En définitive, tous les pays de la région, à l’exception de quelques-uns tels que le Nigéria, le Liberia et le Sierra-Leone… ont pris une position très tranchée sur le conditionnement du sac Ciment : seuls les sacs en papier sont autorisés ! Aucun pays ayant adopté un décret interdisant le plastique n’a ensuite pris des mesures le réintroduisant dans un secteur en pleine croissance de son économie. Procéder ainsi ferait de la Côte d’Ivoire le premier pays à faire montre d’une telle contradiction !!!

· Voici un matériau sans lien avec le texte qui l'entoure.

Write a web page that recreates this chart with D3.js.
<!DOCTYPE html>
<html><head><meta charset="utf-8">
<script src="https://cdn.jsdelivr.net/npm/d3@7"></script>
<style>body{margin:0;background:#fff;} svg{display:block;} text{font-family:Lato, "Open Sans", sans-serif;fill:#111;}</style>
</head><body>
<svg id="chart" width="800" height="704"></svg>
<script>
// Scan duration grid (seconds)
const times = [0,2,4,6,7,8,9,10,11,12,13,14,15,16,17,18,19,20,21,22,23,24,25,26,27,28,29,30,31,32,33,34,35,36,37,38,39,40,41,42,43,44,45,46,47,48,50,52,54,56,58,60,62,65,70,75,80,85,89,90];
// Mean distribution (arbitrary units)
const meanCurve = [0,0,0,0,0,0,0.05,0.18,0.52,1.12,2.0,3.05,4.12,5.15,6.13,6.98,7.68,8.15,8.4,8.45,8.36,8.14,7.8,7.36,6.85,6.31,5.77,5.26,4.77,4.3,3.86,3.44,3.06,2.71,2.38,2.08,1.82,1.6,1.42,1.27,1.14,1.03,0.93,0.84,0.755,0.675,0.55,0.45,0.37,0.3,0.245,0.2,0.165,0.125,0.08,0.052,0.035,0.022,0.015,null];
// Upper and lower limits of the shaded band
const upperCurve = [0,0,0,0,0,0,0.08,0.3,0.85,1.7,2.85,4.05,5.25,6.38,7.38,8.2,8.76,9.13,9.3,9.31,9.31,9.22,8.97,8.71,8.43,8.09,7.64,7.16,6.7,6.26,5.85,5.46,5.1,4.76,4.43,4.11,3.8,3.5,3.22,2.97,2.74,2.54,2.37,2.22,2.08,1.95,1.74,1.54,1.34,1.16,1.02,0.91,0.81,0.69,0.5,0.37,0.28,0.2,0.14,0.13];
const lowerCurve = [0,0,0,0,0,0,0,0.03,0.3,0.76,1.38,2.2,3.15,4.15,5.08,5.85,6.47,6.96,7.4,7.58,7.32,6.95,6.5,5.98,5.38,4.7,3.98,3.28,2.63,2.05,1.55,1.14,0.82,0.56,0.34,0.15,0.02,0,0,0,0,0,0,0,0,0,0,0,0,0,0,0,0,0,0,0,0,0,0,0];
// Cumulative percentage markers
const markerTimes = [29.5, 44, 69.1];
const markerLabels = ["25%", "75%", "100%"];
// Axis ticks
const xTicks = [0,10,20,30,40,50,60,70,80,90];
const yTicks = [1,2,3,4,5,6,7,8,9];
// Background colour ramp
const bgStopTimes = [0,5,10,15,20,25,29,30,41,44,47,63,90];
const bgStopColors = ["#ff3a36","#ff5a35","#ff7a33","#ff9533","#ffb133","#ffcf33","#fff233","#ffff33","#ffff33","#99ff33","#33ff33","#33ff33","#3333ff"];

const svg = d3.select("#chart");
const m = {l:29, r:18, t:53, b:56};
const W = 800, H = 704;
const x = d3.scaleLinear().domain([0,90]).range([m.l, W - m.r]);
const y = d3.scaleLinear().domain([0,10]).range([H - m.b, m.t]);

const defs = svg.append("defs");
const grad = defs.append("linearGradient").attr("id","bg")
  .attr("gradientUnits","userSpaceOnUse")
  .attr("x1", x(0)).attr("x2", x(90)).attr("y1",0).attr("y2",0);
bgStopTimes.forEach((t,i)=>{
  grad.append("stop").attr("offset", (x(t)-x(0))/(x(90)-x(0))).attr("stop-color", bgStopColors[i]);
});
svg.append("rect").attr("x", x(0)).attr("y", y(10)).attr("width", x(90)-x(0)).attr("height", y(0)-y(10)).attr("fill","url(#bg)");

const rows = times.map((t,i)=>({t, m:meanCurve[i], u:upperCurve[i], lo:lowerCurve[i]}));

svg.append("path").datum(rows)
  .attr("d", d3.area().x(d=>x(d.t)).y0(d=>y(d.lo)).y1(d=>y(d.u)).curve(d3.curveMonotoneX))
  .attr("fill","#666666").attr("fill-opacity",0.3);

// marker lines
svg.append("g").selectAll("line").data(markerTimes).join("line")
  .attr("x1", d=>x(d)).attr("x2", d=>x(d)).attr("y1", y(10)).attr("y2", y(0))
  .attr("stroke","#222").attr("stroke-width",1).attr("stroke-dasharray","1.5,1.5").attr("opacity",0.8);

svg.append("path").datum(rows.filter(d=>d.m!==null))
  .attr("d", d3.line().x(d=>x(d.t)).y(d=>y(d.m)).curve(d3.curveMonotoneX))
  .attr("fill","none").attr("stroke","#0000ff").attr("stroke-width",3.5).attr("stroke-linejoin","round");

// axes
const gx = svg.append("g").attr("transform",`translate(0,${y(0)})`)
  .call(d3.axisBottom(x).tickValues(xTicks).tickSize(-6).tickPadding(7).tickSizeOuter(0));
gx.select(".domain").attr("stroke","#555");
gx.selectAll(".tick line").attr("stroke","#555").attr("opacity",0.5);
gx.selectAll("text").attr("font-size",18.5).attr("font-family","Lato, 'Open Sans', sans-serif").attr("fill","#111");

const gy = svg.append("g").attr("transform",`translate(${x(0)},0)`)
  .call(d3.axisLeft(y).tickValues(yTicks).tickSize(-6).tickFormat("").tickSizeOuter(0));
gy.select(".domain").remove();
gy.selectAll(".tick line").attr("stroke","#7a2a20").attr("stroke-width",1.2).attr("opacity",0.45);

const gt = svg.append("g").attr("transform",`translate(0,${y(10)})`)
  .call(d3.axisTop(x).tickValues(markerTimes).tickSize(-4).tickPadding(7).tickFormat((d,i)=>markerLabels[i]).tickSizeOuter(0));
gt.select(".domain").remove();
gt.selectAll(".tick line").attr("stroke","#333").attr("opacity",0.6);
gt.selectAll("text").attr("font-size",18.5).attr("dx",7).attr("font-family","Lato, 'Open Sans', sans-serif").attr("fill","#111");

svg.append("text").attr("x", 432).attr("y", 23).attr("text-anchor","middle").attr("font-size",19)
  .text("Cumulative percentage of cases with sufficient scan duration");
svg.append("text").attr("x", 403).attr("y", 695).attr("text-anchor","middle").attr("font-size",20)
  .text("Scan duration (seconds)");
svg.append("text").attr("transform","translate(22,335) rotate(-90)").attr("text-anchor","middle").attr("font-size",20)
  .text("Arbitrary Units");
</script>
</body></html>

Il importe de se poser les bonnes questions, car autoriser le recours au polypropylène pour l’emballage du ciment reviendrait pour le Gouvernement à renier le décret pris en novembre 2013 et portant interdiction totale du plastique, mais aussi l’arêté de décembre 2018 concernant l’obligation du recours au papier pour le conditionnement du ciment.

En effet, une chose est de ne pas être capable de freiner la prolifération du plastique, une autre serait d’adopter des dispositions qui viendraient instituer une situation pire pour l’environnement que celle existant avant la prise du décret.
Les regards sont désormais tournés vers le Premier ministre, chef du gouvernement, à qui le directeur de cabinet Emmanuel Ahoutou, a promis de rendre compte fidèlement des arguments des uns et des autres. Les consommateurs ivoiriens, et les protagonistes de la question observent.